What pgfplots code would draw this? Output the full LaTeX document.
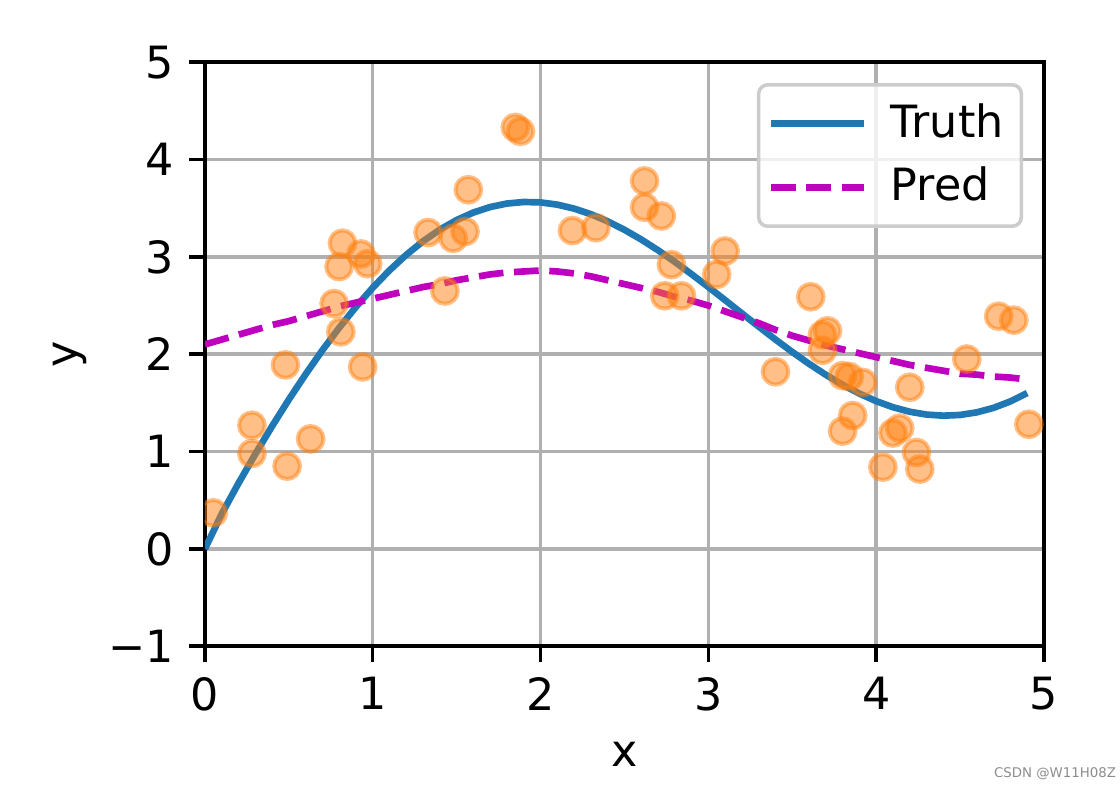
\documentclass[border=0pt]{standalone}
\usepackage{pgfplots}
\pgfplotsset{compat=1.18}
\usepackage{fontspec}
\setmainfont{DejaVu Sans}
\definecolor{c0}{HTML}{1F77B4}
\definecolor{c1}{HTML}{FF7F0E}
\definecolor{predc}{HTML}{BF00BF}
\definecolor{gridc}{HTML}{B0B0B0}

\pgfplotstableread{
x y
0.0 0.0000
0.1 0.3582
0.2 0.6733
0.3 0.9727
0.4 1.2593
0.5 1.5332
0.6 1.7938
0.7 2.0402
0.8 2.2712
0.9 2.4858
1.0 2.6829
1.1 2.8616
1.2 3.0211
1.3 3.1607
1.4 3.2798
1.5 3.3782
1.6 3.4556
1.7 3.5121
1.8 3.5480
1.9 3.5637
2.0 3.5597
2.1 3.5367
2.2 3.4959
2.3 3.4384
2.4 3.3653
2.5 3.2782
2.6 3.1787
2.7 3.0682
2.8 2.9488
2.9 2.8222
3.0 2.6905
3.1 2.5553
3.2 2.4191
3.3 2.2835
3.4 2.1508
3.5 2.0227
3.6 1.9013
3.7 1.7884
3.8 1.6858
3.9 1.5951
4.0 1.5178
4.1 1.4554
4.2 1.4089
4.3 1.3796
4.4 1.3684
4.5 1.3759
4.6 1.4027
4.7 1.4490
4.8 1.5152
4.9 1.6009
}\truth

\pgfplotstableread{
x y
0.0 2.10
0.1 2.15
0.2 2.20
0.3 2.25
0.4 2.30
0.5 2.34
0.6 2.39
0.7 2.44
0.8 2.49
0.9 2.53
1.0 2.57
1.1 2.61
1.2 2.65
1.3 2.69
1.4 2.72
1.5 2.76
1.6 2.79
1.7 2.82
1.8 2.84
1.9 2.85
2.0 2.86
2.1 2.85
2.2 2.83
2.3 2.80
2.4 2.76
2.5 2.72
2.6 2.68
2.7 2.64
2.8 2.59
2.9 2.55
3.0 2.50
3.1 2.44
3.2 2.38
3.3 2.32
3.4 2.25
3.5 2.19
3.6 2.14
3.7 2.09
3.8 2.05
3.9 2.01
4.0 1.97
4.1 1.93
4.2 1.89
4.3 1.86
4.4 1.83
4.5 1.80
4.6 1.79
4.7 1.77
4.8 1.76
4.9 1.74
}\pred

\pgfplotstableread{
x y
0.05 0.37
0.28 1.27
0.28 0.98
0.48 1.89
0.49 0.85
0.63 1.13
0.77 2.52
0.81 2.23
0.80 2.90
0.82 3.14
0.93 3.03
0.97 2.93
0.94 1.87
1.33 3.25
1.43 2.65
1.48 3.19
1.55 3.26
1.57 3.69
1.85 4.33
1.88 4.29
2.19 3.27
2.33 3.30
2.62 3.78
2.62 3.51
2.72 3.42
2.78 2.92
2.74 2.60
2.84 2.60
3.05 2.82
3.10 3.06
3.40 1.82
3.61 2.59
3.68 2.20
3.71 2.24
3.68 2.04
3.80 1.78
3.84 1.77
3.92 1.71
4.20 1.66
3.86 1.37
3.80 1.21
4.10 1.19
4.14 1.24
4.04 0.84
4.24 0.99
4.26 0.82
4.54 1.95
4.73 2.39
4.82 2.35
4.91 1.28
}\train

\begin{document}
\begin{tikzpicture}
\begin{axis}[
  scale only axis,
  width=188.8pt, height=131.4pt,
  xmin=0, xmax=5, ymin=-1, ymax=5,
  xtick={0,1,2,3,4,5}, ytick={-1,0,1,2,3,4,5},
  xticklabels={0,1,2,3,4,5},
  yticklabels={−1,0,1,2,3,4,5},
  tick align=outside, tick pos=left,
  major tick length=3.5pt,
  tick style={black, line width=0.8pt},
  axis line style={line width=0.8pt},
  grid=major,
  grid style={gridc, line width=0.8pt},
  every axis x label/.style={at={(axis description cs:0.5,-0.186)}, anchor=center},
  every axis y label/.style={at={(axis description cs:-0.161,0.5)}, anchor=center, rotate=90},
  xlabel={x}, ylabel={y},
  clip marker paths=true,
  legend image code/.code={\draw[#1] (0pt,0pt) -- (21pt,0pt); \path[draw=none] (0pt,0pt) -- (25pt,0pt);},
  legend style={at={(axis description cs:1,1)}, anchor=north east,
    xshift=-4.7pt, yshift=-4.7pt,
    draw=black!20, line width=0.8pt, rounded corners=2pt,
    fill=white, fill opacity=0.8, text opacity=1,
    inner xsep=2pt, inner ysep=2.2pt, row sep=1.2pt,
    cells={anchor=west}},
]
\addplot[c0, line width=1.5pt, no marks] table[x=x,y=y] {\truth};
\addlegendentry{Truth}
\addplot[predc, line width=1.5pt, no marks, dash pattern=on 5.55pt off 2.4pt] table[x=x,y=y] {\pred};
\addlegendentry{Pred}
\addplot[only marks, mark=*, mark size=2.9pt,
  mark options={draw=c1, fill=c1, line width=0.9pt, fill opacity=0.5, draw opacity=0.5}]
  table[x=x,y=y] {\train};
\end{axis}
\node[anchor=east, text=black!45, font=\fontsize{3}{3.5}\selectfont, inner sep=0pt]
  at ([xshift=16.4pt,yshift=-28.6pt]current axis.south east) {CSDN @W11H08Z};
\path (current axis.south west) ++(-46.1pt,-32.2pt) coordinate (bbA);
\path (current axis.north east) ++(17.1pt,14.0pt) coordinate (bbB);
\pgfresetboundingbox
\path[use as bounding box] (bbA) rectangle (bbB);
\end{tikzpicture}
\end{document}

* SHORT TASK *
Pick out the lines containing the string "draw".

* PROBLEM SOLUTION *
What pgfplots code would draw this? Output the full LaTeX document.
  legend image code/.code={\draw[#1] (0pt,0pt) -- (21pt,0pt); \path[draw=none] (0pt,0pt) -- (25pt,0pt);},
    draw=black!20, line width=0.8pt, rounded corners=2pt,
  mark options={draw=c1, fill=c1, line width=0.9pt, fill opacity=0.5, draw opacity=0.5}]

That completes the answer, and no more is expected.